Dazu kommen Verbindungen zu anderen Einheiten, etwa Kontakte zu einem Schießtrainer beim KSK, gegen den wegen rechtsextremer Delikte ermittelt wird.
Beunruhigende rechtstendierte Häufung in den Spezieleinheiten
Kurzgefasst: Ausgerechnet in der Einheit, die unsere Politiker beschützt, könnte es Verbindungen zu Netzwerken geben, in denen auch ein Franco A. aktiv war, der wegen Anschlagsplänen auf Politiker vor Gericht steht.
Hinter verschlossenen Türen im Bundestags-Innenausschuss wurde Innen-Staatssekretär Hans-Georg Engelke grundsätzlich: Welche Kultur herrsche in den Spezialeinheiten? Diese Frage bedrücke ihn. Auch FDP-Innenpolitiker Benjamin Strasser sieht das so: „Wir stellen bei den Fällen, die an die Öffentlichkeit kommen, eine Häufung in den Spezialeinheiten fest, die durchaus beunruhigend ist", sagt er dieser Zeitung.
In diesem Kontext sei es besonders bedauerlich, dass Bundesinnenminister Horst Seehofer (CSU) eine „wissenschaftliche Studie zu Art, Umfang und Ausmaß von Rechtsextremismus und Rassismus in Sicherheitsbehörden verweigert". Das mache eine „saubere Aufarbeitung und objektive Einschätzung über das Problem rechtsextremer Netzwerke in den Sicherheitsbehörden" aktuell unmöglich.

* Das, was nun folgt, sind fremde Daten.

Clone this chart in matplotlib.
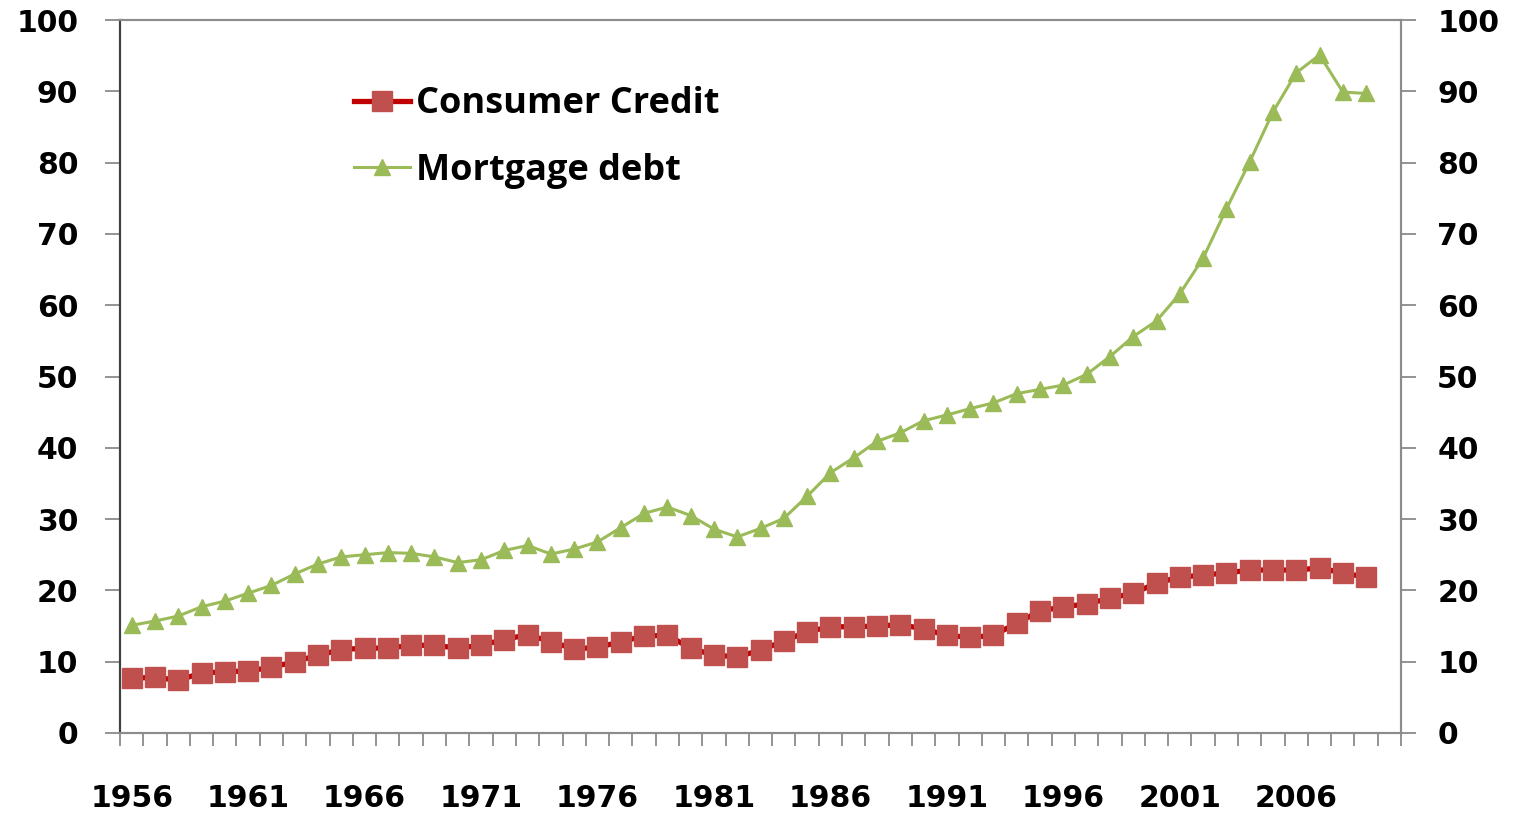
import matplotlib.pyplot as plt
import numpy as np

# years on the category axis (2010 has no data)
years = list(range(1956, 2011))

consumer_credit = [7.7, 7.8, 7.4, 8.4, 8.6, 8.7, 9.2, 10.0, 10.9, 11.7,
                   11.9, 11.9, 12.3, 12.3, 11.9, 12.3, 13.1, 13.8, 12.8, 11.8,
                   12.0, 12.8, 13.6, 13.7, 11.9, 10.9, 10.7, 11.6, 12.9, 14.2,
                   14.9, 14.9, 15.0, 15.2, 14.6, 13.7, 13.4, 13.7, 15.4, 17.1,
                   17.7, 18.1, 18.9, 19.6, 21.0, 21.9, 22.1, 22.5, 22.8, 22.9,
                   22.8, 23.2, 22.4, 21.9]

mortgage_debt = [15.1, 15.7, 16.4, 17.7, 18.5, 19.6, 20.7, 22.3, 23.7, 24.7,
                 25.0, 25.3, 25.2, 24.7, 23.9, 24.3, 25.6, 26.3, 25.1, 25.8,
                 26.8, 28.8, 30.8, 31.7, 30.5, 28.6, 27.5, 28.7, 30.1, 33.2,
                 36.5, 38.6, 40.9, 42.1, 43.8, 44.6, 45.5, 46.3, 47.6, 48.2,
                 48.8, 50.3, 52.8, 55.6, 57.8, 61.6, 66.6, 73.5, 80.1, 87.1,
                 92.6, 95.1, 89.9, 89.7]

y_ticks = [0, 10, 20, 30, 40, 50, 60, 70, 80, 90, 100]

plt.rcParams['font.family'] = ['Open Sans', 'DejaVu Sans']
tick_font = {"family": "DejaVu Sans", "size": 21.5, "weight": "bold"}

fig = plt.figure(figsize=(15.15, 8.21), dpi=100)
ax = fig.add_axes([0.0792, 0.1072, 0.8456, 0.8684])

x_cc = np.arange(len(consumer_credit))
x_md = np.arange(len(mortgage_debt))

ax.plot(x_cc, consumer_credit, color="#C00000", linewidth=3.8,
        marker="s", markersize=14, markerfacecolor="#C0504D",
        markeredgecolor="#C0504D", label="Consumer Credit", zorder=3)
ax.plot(x_md, mortgage_debt, color="#9BBB59", linewidth=2.2,
        marker="^", markersize=12, markerfacecolor="#9BBB59",
        markeredgecolor="#9BBB59", label="Mortgage debt", zorder=3)

ax.set_xlim(-0.5, len(years) - 0.5)
ax.set_ylim(0, 100)

# left y axis
ax.set_yticks(y_ticks)
ax.set_yticklabels([str(v) for v in y_ticks], fontdict=tick_font)
ax.tick_params(axis="y", direction="out", length=11, width=1.2,
               color="#808080", pad=19)

# right y axis, same scale
ax2 = ax.twinx()
ax2.set_ylim(0, 100)
ax2.set_yticks(y_ticks)
ax2.set_yticklabels([str(v) for v in y_ticks], fontdict=tick_font)
ax2.tick_params(axis="y", direction="out", length=11, width=1.2,
                color="#808080", pad=15)

# x axis: tick marks between categories, label every 5 years
ax.set_xticks(np.arange(-0.5, len(years), 1), minor=True)
ax.set_xticks(np.arange(0, len(years) - 4, 5))
ax.set_xticklabels([str(years[i]) for i in range(0, len(years) - 4, 5)],
                   fontdict=tick_font)
ax.tick_params(axis="x", which="major", length=0, pad=37)
ax.tick_params(axis="x", which="minor", direction="out", length=9, width=1.2,
               color="#808080")

for a in [ax, ax2]:
    a.spines["left"].set_color("#404040")
    a.spines["left"].set_linewidth(1.5)
    for s in ["right", "top", "bottom"]:
        a.spines[s].set_color("#8C8C8C")
        a.spines[s].set_linewidth(1.5)

leg = ax.legend(loc="upper left", bbox_to_anchor=(0.183, 0.907), frameon=False,
                fontsize=26, handlelength=1.55, handletextpad=0.15,
                labelspacing=0.85, borderaxespad=0, borderpad=0)
for t in leg.get_texts():
    t.set_fontweight("bold")

plt.savefig("out.png", dpi=100)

Sicherheitsbehörden nicht nicht der Lage, das Problem zu lösen
Grünen-Fraktionsvize Konstantin von Notz vermisst zudem Aufklärungswillen bei den Behörden: „Es ist völlig offenkundig, dass es in einigen Bereichen von Polizei und Bundeswehr ein relevantes Problem mit rechtsextremen Netzwerken gibt" sagt er dieser Zeitung.
„Ich habe seit langem und bis zum heutigen Tage den Eindruck, dass die Sicherheitsbehörden selbst, aber vor allem auch die Fach- und Rechtsaufsicht in den Ministerien nicht in der Lage sind, dieses Problem ausreichend zu erfassen, geschweige denn, es entschlossen anzugehen."
Er würde gerne Soldat bleiben, sagt Franco A. am Ende des Interviews mit dem Kreml-Sender RT Deutsch. Und er habe niemandem schaden wollen.